Awakening From The Dream Of Existence To The Multidimensional Nature Of Our Reality (Mirror Of The Soul) ist ein epischer Monolith, der seine Auslage alleine in den ersten Passagen unzählige Male ändert, ohne willkürlich zu wirken. Nach knapp sechs Minuten Spielzeit lässt sich das Inferno in eine synthieschwangere Klangcollage fallen, düster und beklemmend, aus der es mit einer majestätischen Größe erwacht und sich mit überwältigender Dringlichkeit immer weiter auftürmt. Über den Umweg des vertrackter skizzierten Chaos ordnen Blood Incantation ihre Präferenzen neu, ändern Tempo und Dynamik immer weiter, und lassen Hidden History of the Human Race mit getragenem Tempo in einer sehnsüchtigen Schönheit verglühen, die sich bis in die akustische Wehmut zurückzieht.

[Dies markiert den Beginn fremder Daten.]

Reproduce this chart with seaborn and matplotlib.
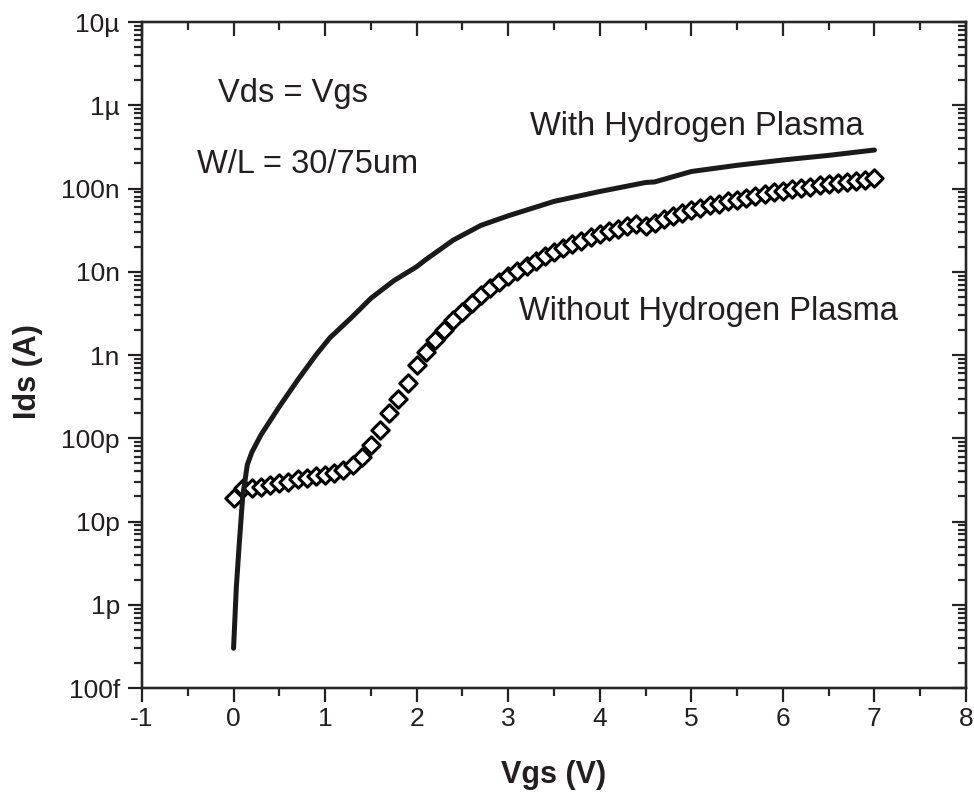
import numpy as np
import pandas as pd
import matplotlib
matplotlib.use("Agg")
import matplotlib.pyplot as plt
import seaborn as sns
from matplotlib.ticker import FixedLocator, FixedFormatter, LogLocator, NullFormatter, MultipleLocator

# Transfer curve with hydrogen plasma treatment (solid line)
vgs_with = [0.0, 0.03, 0.06, 0.10, 0.15, 0.20, 0.30, 0.50, 0.70, 0.90, 1.05,
            1.30, 1.50, 1.75, 2.00, 2.10, 2.40, 2.70, 3.00, 3.50, 4.00, 4.50,
            4.60, 5.00, 5.50, 6.00, 6.50, 7.00]
ids_with = [3.0e-13, 1.6e-12, 5.0e-12, 2.0e-11, 4.8e-11, 6.8e-11, 1.1e-10,
            2.4e-10, 5.0e-10, 1.0e-9, 1.6e-9, 2.9e-9, 4.8e-9, 7.8e-9, 1.15e-8,
            1.4e-8, 2.4e-8, 3.6e-8, 4.7e-8, 7.0e-8, 9.2e-8, 1.18e-7, 1.2e-7,
            1.6e-7, 1.9e-7, 2.2e-7, 2.5e-7, 2.9e-7]

# Transfer curve without hydrogen plasma treatment (diamonds), 0.1 V sweep step
vgs_without = np.round(np.arange(0, 71) * 0.1, 1)
ids_without = [1.9e-11, 2.5e-11, 2.5e-11, 2.6e-11, 2.75e-11, 2.9e-11, 3.0e-11,
               3.2e-11, 3.3e-11, 3.5e-11, 3.6e-11, 3.8e-11, 4.2e-11, 4.8e-11,
               6.0e-11, 8.3e-11, 1.26e-10, 2.0e-10, 3.0e-10, 4.6e-10, 7.5e-10,
               1.1e-9, 1.5e-9, 2.0e-9, 2.6e-9, 3.3e-9, 4.2e-9, 5.2e-9, 6.4e-9,
               7.6e-9, 8.8e-9, 1.02e-8, 1.18e-8, 1.36e-8, 1.55e-8, 1.75e-8,
               1.95e-8, 2.15e-8, 2.35e-8, 2.6e-8, 2.85e-8, 3.05e-8, 3.3e-8,
               3.5e-8, 3.75e-8, 3.5e-8, 3.9e-8, 4.3e-8, 4.7e-8, 5.1e-8, 5.5e-8,
               5.9e-8, 6.3e-8, 6.6e-8, 7.0e-8, 7.3e-8, 7.7e-8, 8.1e-8, 8.6e-8,
               9.0e-8, 9.4e-8, 9.8e-8, 1.01e-7, 1.05e-7, 1.09e-7, 1.13e-7,
               1.16e-7, 1.2e-7, 1.24e-7, 1.28e-7, 1.32e-7]

y_tick_values = [1e-13, 1e-12, 1e-11, 1e-10, 1e-9, 1e-8, 1e-7, 1e-6, 1e-5]
y_tick_labels = ["100f", "1p", "10p", "100p", "1n", "10n", "100n", "1\u00b5", "10\u00b5"]
x_tick_values = [-1, 0, 1, 2, 3, 4, 5, 6, 7, 8]
x_tick_labels = ["-1", "0", "1", "2", "3", "4", "5", "6", "7", "8"]

df_with = pd.DataFrame({"Vgs": vgs_with, "Ids": ids_with})
df_without = pd.DataFrame({"Vgs": vgs_without, "Ids": ids_without})

sns.set_style("ticks")
plt.rcParams["font.family"] = ["Liberation Sans", "DejaVu Sans"]
plt.rcParams["axes.linewidth"] = 1.6

ink = "#231f20"
fig = plt.figure(figsize=(9.74, 7.94), dpi=100)
ax = fig.add_axes([142 / 974, 106 / 794, 824 / 974, 666 / 794])

sns.scatterplot(data=df_without, x="Vgs", y="Ids", ax=ax, marker="D", s=78,
                facecolor="white", edgecolor="black", linewidth=2.2, zorder=3,
                legend=False)
sns.lineplot(data=df_with, x="Vgs", y="Ids", ax=ax, sort=False, estimator=None,
             color="#1a1a1a", linewidth=3.6, solid_capstyle="round",
             solid_joinstyle="round", zorder=4, legend=False)

ax.set_yscale("log")
ax.set_xlim(-1, 8)
ax.set_ylim(1e-13, 1e-5)

ax.xaxis.set_major_locator(FixedLocator(x_tick_values))
ax.xaxis.set_major_formatter(FixedFormatter(x_tick_labels))
ax.xaxis.set_minor_locator(MultipleLocator(0.5))
ax.yaxis.set_major_locator(FixedLocator(y_tick_values))
ax.yaxis.set_major_formatter(FixedFormatter(y_tick_labels))
ax.yaxis.set_minor_locator(LogLocator(base=10, subs=np.arange(2, 10), numticks=20))
ax.yaxis.set_minor_formatter(NullFormatter())

ax.tick_params(axis="both", which="major", direction="out", length=10, width=1.6,
               labelsize=19, colors=ink, top=False, right=False)
ax.tick_params(axis="both", which="minor", direction="out", length=6, width=1.6,
               top=False, right=False)
ax.tick_params(axis="x", which="major", pad=3.5)
ax.tick_params(axis="y", which="major", pad=6)
for lab in ax.get_xticklabels() + ax.get_yticklabels():
    lab.set_color(ink)

# Mirrored ticks on the top and right frame, pointing into the plot
ax_top = ax.twiny()
ax_top.set_xlim(-1, 8)
ax_top.xaxis.set_major_locator(FixedLocator(x_tick_values))
ax_top.xaxis.set_minor_locator(MultipleLocator(0.5))
ax_top.tick_params(axis="x", which="major", direction="in", length=10, width=1.6,
                   top=True, bottom=False, labeltop=False, labelbottom=False)
ax_top.tick_params(axis="x", which="minor", direction="in", length=6, width=1.6,
                   top=True, bottom=False)

ax_right = ax.twinx()
ax_right.set_yscale("log")
ax_right.set_ylim(1e-13, 1e-5)
ax_right.yaxis.set_major_locator(FixedLocator(y_tick_values))
ax_right.yaxis.set_minor_locator(LogLocator(base=10, subs=np.arange(2, 10), numticks=20))
ax_right.yaxis.set_minor_formatter(NullFormatter())
ax_right.tick_params(axis="y", which="major", direction="in", length=10, width=1.6,
                     right=True, left=False, labelright=False, labelleft=False)
ax_right.tick_params(axis="y", which="minor", direction="in", length=6, width=1.6,
                     right=True, left=False)

ax.set_xlabel("Vgs (V)", fontsize=22, fontweight="bold", color=ink)
ax.set_ylabel("Ids (A)", fontsize=22, fontweight="bold", color=ink)
ax.xaxis.label.set_va("center")
ax.yaxis.label.set_va("center")
ax.xaxis.set_label_coords(0.5, -0.131)
ax.yaxis.label.set_ha("center")
ax.yaxis.set_label_coords(-0.138, 0.475)

note_kw = dict(fontsize=23.5, color=ink, ha="left", va="baseline", zorder=5)
ax.text(-0.17, 1.1e-6, "Vds = Vgs", **note_kw)
ax.text(-0.40, 1.52e-7, "W/L = 30/75um", **note_kw)
ax.text(3.24, 4.4e-7, "With Hydrogen Plasma", **note_kw)
ax.text(3.12, 2.6e-9, "Without Hydrogen Plasma", **note_kw)

fig.savefig("out.png", dpi=100)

Und zugegeben: Durch das immer mehr wollende Wesen des Spielverlaufs relativiert der Schlußpart die so konstant qualitätsintensiv erste Hälfte von Hidden History of the Human Race im Gesamtkontext durchaus ein wenig unter Gebühr, stellt das Brimborium der ersten drei Nummern mit jedem Durchgang ein kleines bisschen unverdient in den Schatten, lässt gerade den Opener Slave Species of the Gods vergleichsweise wie ein aufwärmend verfliegendes Interlude wirken.
Dabei gehen Blood Incantation bereits hier unmittelbar in medias res, hyperventilieren kurz und tackern dann auf der Überholspur mit irre zum Spektakel schielenden Gitarren, fantastischen Drums und gutturalen Röcheln zur Unberechenbarkeit.
Giza Power Plant lässt danach leviathanartig verschlungene Riffs zu schwindelerregenden Soli über manische Rhythmen wüten, bevor sich die Nummer plötzlich in einen psychedelisch durch den Orient durchatmenden Atmosphärepart halluziniert, der immer weiter in den Death Metal zurückgeführt wird: Die Handschrift der Band ist schon hier in einem kohärenten Fluß, stellt epische Szenen mitten neben den Reißwolf und muß sich dafür doch nie verbiegen.
Den einzigen Vorwurf, den man der Platte (besonders in dieser Phase, aber auch ganz allgemein) allerdings machen kann, ist der (gerade im Vergleich zu den referenzierten Szenegrößen- und Klassikern) Mangel an tatsächlich impulsiv agierenden und unbedingt ikonisch herausragenden Szenen, die nicht nur das aktuelle Death Metal-Momentum (weitestgehend) düpieren. Subjektiv bedeutet dies aber auch, dass Hidden History of the Human Race zumindest für den Augenblick wohl nur einen ernsthaften Konkurrenten um das über die Stratosphäre hinausstrahlenden Genre-Album des Jahres hat. Ein Duell, dass zwar wohl nur die kommenden Jahre entscheiden können werden – und für das Blood Incantation in ihrem andauernden Wachstumsprozess allerdings ganz gut gerüstet sind.